Venna Melinda Ragukan Efektivitas Perppu Kebiri
- Instagram.com/venna.melinda
VIVA.co.id - Artis sekaligus anggota DPR Venna Melinda meragukan efektivitas Peraturan Pemerintah Pengganti Undang-undang (Perppu) nomor 1/2016 tentang perubahan Kedua UU Nomor 23/2002 tentang Perlindungan Anak. Hukum kebiri yang yang diberlakukan pemerintah terhadap pelaku pencabulan belum tentu bisa mengurangi dampak tersebut.

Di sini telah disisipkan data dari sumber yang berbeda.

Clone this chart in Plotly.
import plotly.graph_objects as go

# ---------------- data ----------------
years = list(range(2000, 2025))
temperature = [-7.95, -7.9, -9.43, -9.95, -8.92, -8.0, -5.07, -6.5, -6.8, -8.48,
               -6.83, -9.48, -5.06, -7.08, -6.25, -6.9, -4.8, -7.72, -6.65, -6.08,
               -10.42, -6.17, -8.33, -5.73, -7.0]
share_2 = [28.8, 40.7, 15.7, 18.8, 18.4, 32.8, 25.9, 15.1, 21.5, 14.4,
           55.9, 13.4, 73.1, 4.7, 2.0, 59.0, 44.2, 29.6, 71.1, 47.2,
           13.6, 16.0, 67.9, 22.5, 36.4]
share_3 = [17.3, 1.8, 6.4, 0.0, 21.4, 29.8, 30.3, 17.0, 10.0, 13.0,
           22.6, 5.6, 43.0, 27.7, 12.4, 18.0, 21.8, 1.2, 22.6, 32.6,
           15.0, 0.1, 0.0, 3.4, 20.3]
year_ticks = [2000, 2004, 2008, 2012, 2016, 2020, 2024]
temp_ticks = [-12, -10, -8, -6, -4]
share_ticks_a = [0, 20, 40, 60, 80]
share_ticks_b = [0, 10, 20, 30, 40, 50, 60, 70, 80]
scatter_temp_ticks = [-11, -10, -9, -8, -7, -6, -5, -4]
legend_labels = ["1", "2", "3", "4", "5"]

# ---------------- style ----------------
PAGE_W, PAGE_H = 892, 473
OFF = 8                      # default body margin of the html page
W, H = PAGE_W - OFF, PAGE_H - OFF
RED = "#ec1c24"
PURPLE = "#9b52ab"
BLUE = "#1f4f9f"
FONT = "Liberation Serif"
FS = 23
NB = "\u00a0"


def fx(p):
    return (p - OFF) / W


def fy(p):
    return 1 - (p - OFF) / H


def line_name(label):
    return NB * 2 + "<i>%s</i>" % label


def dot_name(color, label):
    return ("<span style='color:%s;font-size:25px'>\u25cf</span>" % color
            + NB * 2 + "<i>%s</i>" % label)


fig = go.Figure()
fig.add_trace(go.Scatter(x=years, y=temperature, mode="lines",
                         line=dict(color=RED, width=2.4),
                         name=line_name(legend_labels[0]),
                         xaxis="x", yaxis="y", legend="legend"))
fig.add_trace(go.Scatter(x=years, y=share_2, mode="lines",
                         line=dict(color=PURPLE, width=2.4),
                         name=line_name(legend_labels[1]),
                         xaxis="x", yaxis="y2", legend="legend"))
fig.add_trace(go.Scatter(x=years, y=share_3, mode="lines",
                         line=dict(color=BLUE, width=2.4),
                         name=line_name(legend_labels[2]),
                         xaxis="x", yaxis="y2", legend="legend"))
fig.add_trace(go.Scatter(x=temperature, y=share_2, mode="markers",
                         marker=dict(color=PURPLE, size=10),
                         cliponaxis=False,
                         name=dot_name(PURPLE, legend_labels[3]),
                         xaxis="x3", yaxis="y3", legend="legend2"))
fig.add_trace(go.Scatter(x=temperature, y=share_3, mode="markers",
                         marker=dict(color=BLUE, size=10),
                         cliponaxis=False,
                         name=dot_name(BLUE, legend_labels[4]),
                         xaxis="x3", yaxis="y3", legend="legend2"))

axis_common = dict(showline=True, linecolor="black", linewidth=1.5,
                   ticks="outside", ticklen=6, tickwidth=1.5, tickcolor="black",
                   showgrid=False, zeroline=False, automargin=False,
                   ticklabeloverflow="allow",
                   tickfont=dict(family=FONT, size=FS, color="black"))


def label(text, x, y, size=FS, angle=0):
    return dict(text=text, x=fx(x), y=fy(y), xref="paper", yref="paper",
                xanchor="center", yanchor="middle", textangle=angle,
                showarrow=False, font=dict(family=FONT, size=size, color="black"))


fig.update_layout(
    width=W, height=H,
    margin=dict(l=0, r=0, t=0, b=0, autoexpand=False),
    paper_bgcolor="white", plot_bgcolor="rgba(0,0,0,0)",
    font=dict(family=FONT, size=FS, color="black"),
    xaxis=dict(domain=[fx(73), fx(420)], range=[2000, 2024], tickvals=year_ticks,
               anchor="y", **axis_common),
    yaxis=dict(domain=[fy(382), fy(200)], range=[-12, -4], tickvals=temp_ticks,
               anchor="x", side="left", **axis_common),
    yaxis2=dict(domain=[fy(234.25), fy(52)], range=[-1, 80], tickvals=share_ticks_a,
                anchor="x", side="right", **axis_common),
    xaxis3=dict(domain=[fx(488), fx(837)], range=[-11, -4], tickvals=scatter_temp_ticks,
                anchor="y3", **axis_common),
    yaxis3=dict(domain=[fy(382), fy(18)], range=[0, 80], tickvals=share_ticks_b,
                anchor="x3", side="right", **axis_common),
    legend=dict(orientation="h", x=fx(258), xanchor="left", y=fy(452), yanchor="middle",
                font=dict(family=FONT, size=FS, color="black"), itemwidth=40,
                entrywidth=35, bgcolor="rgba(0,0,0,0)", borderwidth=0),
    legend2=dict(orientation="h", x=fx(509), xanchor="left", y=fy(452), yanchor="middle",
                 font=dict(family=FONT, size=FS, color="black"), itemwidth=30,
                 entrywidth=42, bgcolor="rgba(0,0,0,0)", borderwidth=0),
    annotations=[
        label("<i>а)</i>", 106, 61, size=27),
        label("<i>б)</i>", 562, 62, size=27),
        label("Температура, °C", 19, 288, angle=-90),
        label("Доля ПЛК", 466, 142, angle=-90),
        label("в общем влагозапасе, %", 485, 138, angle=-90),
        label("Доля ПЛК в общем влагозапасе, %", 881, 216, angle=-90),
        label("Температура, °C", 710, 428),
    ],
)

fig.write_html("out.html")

"Apa ini efektif? Karena pola pikirnya pun juga mendukung orang. Misalnya kejahatan seksual, dia tidak bisa lagi menggunakan alat reproduksinya karena dikebiri. Tapi kalau otaknya, mindsetnya belum dibenarin, masih mesum terus," kata Venna di kawasan Senayan, Jakarta, Kamis, 26 Mei 2016.
Menurutnya, perlu adanya pembinaan secara rutin kepada pelaku penikmat pornografi. Pencegahan tersebut bisa dilakukan caranya dengan kegiatan positif, seperti ekstra kurikuler di sekolah.

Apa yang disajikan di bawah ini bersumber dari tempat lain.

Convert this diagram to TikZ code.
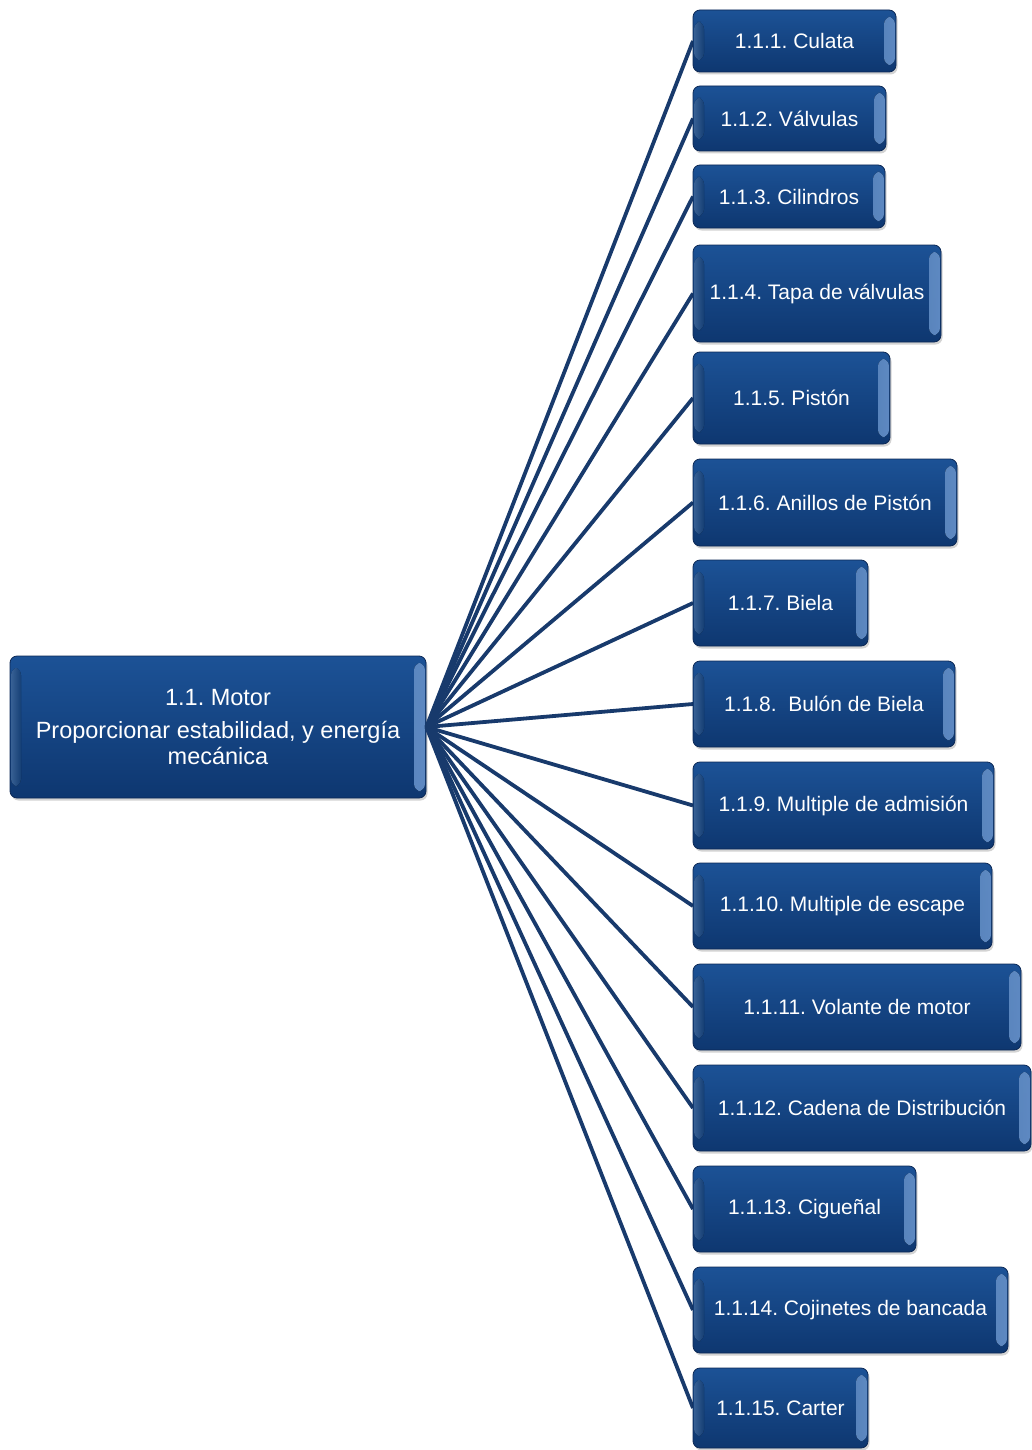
\documentclass[tikz,border=0pt]{standalone}
\usepackage{fontspec}
\setmainfont{Liberation Sans}
\usetikzlibrary{shadows}
\definecolor{ctop}{RGB}{28,82,150}
\definecolor{cbot}{RGB}{14,55,112}
\definecolor{cedge}{RGB}{12,40,85}
\definecolor{clight}{RGB}{110,160,225}
\definecolor{cline}{RGB}{24,58,108}
\tikzset{
  box/.style={rounded corners=7pt, draw=cedge, line width=0.8pt,
    top color=ctop, bottom color=cbot, text=white, align=center, inner sep=0pt,
    font=\fontsize{21}{25}\selectfont,
    drop shadow={shadow xshift=1.5pt, shadow yshift=-2.5pt, opacity=0.35},
    path picture={
      \fill[left color=cbot, right color=clight, opacity=0.85]
        ([xshift=-12pt,yshift=-7pt]path picture bounding box.north east) rectangle
        ([xshift=-1pt,yshift=7pt]path picture bounding box.south east);
      \fill[left color=clight!60!ctop, right color=ctop, opacity=0.7]
        ([xshift=1pt,yshift=-12pt]path picture bounding box.north west) rectangle
        ([xshift=11pt,yshift=12pt]path picture bounding box.south west);
    }},
  conn/.style={draw=cline, line width=3.8pt}
}
\begin{document}
\frenchspacing
\begin{tikzpicture}[x=1pt,y=-1pt]
\useasboundingbox (0,0) rectangle (1032,1450);
\node[box, minimum width=416pt, minimum height=142pt, font=\fontsize{23.5}{26}\selectfont] (main) at (218,727)
  {1.1. Motor\\[7pt]Proporcionar estabilidad, y energía\\mecánica};
\foreach \i/\xr/\yt/\yb/\t in {
  1/896/10/72/{1.1.1. Culata},
  2/886/86/151/{1.1.2. Válvulas},
  3/885/165/228/{1.1.3. Cilindros},
  4/941/245/342/{1.1.4. Tapa de válvulas},
  5/890/352/444/{1.1.5. Pistón},
  6/957/459/546/{1.1.6. Anillos de Pistón},
  7/868/560/646/{1.1.7. Biela},
  8/955/661/747/{1.1.8.\ \ Bulón de Biela},
  9/994/762/849/{1.1.9. Multiple de admisión},
  10/992/863/949/{1.1.10. Multiple de escape},
  11/1021/964/1050/{1.1.11. Volante de motor},
  12/1031/1065/1151/{1.1.12. Cadena de Distribución},
  13/916/1166/1252/{1.1.13. Cigueñal},
  14/1008/1267/1353/{1.1.14. Cojinetes de bancada},
  15/868/1368/1448/{1.1.15. Carter}}{
  \pgfmathsetmacro\cx{(693+\xr)/2}
  \pgfmathsetmacro\cy{(\yt+\yb)/2}
  \pgfmathsetmacro\w{\xr-693}
  \pgfmathsetmacro\h{\yb-\yt}
  \draw[conn] (main.east) -- (693,\cy);
  \node[box, minimum width=\w pt, minimum height=\h pt] (n\i) at (\cx,\cy) {\t};
}
\end{tikzpicture}
\end{document}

"Orang sekarang nonton film aja bisa punya ide kok. Karenanya, kalau mereka dikonversikan dengan kegiatan-kegiatan positif seperti kegiatan olah raga, kesenian, atau kebudayaan, itu bisa mengonversi keinginan mereka untuk berbuat kejahatan seksual," katanya.
Selain itu, Vena menyarankan supaya para pelaku kejahatan seksual diberikan pendampingan supaya tidak terjadi hal serupa di kemudian hari.
"Nah itu, lalu bagaimana pendampingan-pendampingan khususnya psikologis seperti apa. Nah itu harusnya dalam Perppu juga jangan terpisah, jangan kebirinya saja. Bagaimana pendampingannya, konselingnya, baik pelaku dan korban. Kalau kebirinya saja, kita nggak mikirin efek sosial. Jadi harus menyeluruh," katanya.
Sebelumnya, Presiden Joko Widodo telah resmi menandatangani Peraturan Pemerintah Penganti Undang-Undang (Perppu) Nomor 1 Tahun 2016 tentang perubahan kedua atas Undang-Undang Nomor 23 Tahun 2002 tentang Perlindungan Anak. Perppu tersebut diumumkan Jokowi di Istana Merdeka, Jakarta, Rabu sore, 25 Mei 2016.
Perppu Kebiri berisi pemberatan pidana bagi pelaku kejahatan seksual terhadap anak, yaitu berupa ditambah sepertiga dari ancaman pidana, dipidana mati, seumur hidup, atau pidana penjara paling singkat 10 tahun dan paling lama 20 tahun.
Dengan pertimbangan bahwa kekerasan seksual terhadap anak semakin meningkat secara signifikan yang mengancam dan membahayakan jiwa anak, maka Perppu ini juga mengatur tiga sanksi tambahan. Tiga sanksi tambahan itu yakni kebiri kimiawi, identitas pelaku diumumkan ke publik, dan pemasangan alat deteksi elektronik atau chip.